In che lingua parlavano i suoi aguzzini? “I due che stavano sotto con me in italiano, gli altri non so. Sono saliti sopra, in casa. Hanno spaccato, hanno fatto un disastro. Il capo a un certo punto mi ha detto, siamo di Cerignola”.

Non si è mai visto un bandito che confessi da dove arriva. “Questa cosa qui non esiste, penso”.

Avevano un accento particolare? “Non ricordo proprio. Appena sono entrati, uno mi ha tirato un pugno in faccia, mi ha rotto un dente e il setto nasale. Non riuscivo neanche a parlare dal sangue che usciva. E ogni cinque minuti quello che parlava meno mi dava un pugno o uno schiaffo. Mi hanno portato in cucina e mi hanno legato, con le mani dietro la schiena, su una sedia”.

Poteva morire dissanguato. “Bastava ancora mezz’ora... Non è che potevo tamponare, non potevo muovermi. Appena sono entrati mi sono detto, devo stare calmo, altrimenti questi mi fregano la pelle. Non era la prima volta”.

Era già stato rapinato? “Non una volta, quattro. In un caso si sono presentati in due. Erano incappucciati, mi hanno puntato la pistola alla tempia, hanno fatto quel che hanno voluto. Mai così brutte come l’ultima, però”.

I più feroci.

"Poi è capitata una cosa strana, avevo una collanina d'oro al collo, fine fine, con una medaglia rotonda, di un santo. L'altro me l'ha strappata, il capo gli ha ordinato di rimetterla a posto, l'ha ripresa e l'ha appoggiata sul tavolo. Non l'ho capito ". 

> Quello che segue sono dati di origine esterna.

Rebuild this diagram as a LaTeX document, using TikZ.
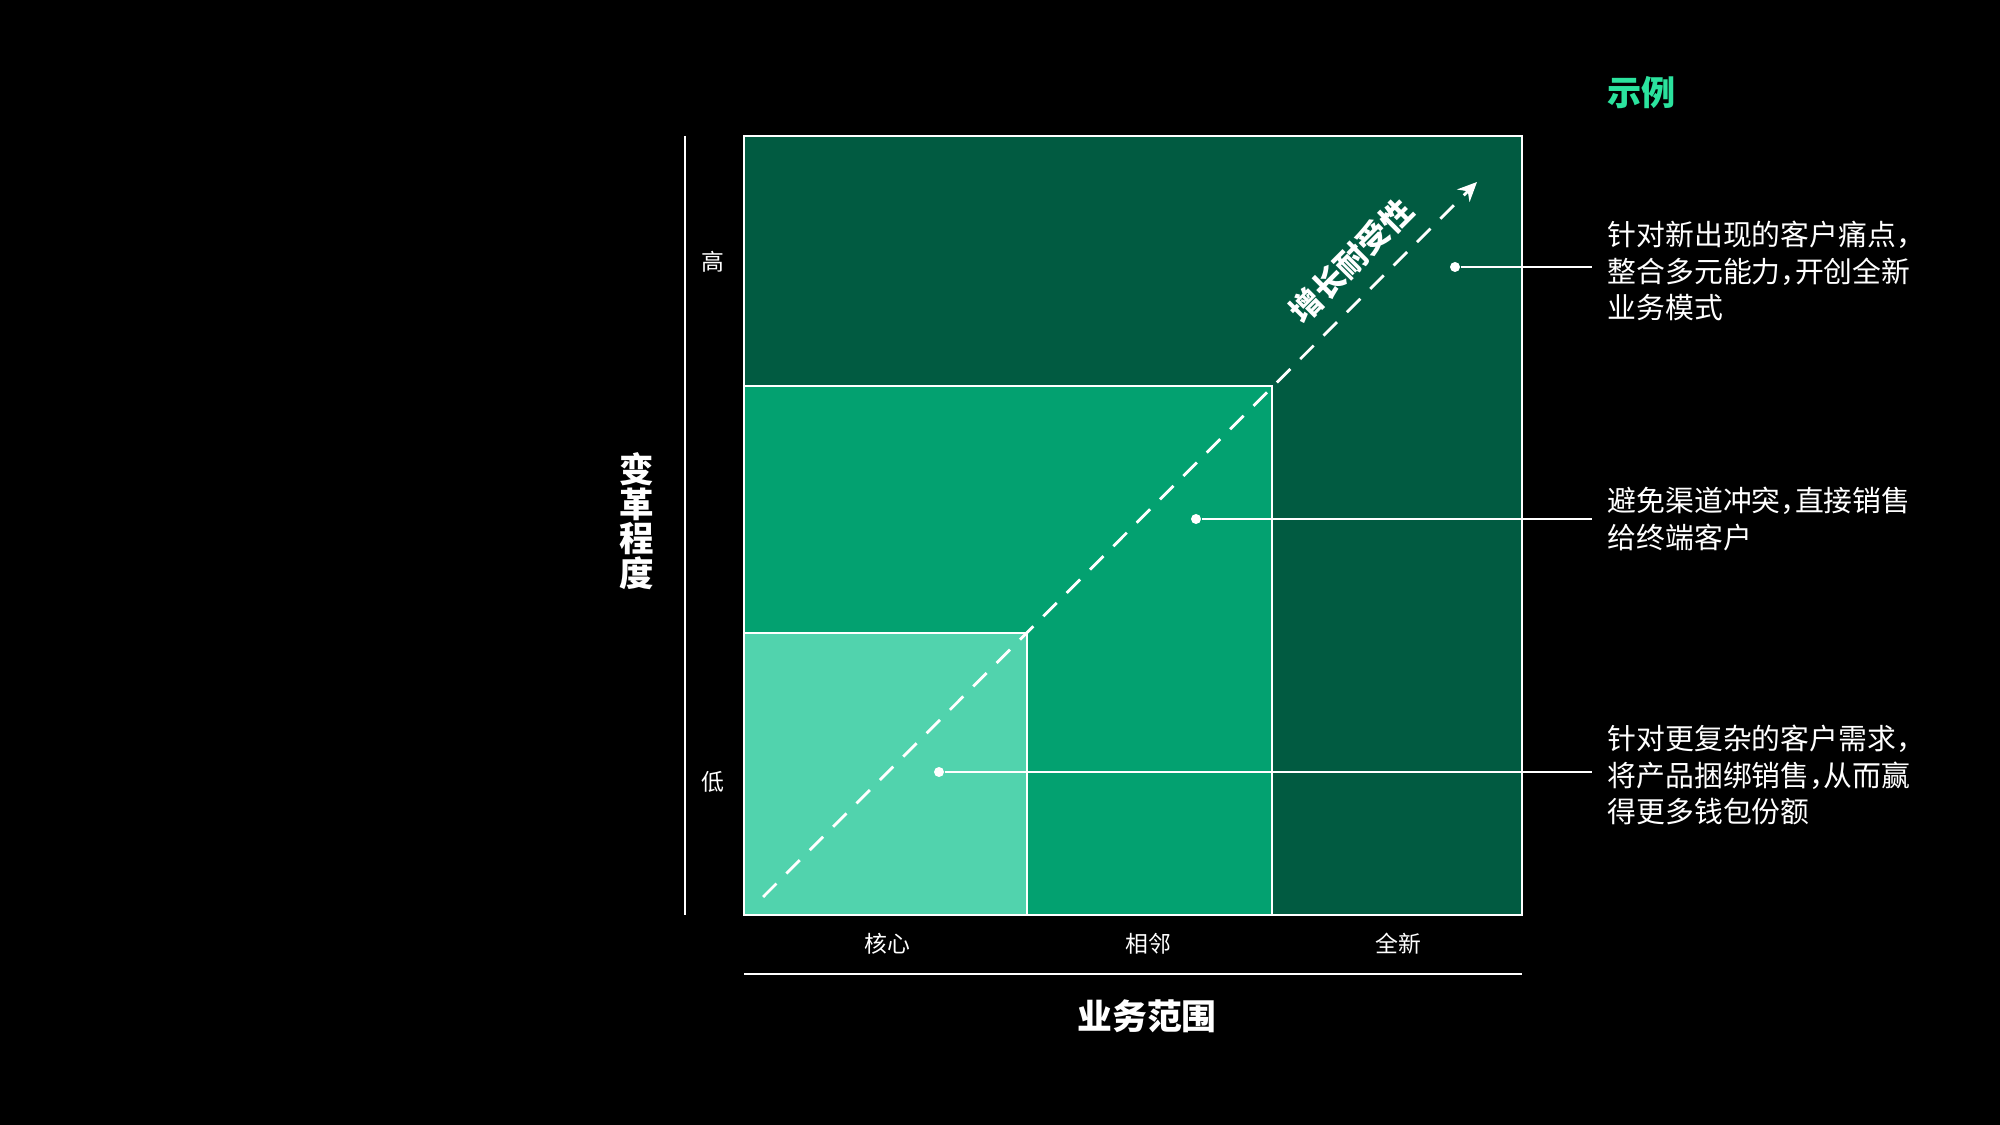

Quanto è durata? “Almeno un’ora e mezzo. Avevano passamontagna, guanti e tute. Tutti uguali, tutti dello stesso colore. E sapevano vita e miracoli, forse avevano un palo in zona. Mi dicevano che non andavo mai in banca, che tenevo i soldi a casa. Ma chi ce li ha i soldi a casa, adesso? Noi piccolini... Questo negozio ha cent’anni. Siamo in mezzo a ulivi e vigneti. La mattina tra il pane, le mozzarelle, il latte fresco, quello che s’incassa la consumiamo. Già è tanto restare in piedi, con le tasse che paghiamo”.

Le sembravano drogati? “Non penso. Erano proprio puntati che chissà cosa credevano. Il capo mi ha detto: se sopra troviamo solo un euro, io ti ammazzo. Ma ero sicuro che non ci stava niente. Allora sono andati via”.

Da quel giorno come convive con questo ricordo? “A volte sono a letto, mi vengono i brividi. Ma cosa devo fare? Devo chiudere e andare via da qua? Non voglio fermarmi”.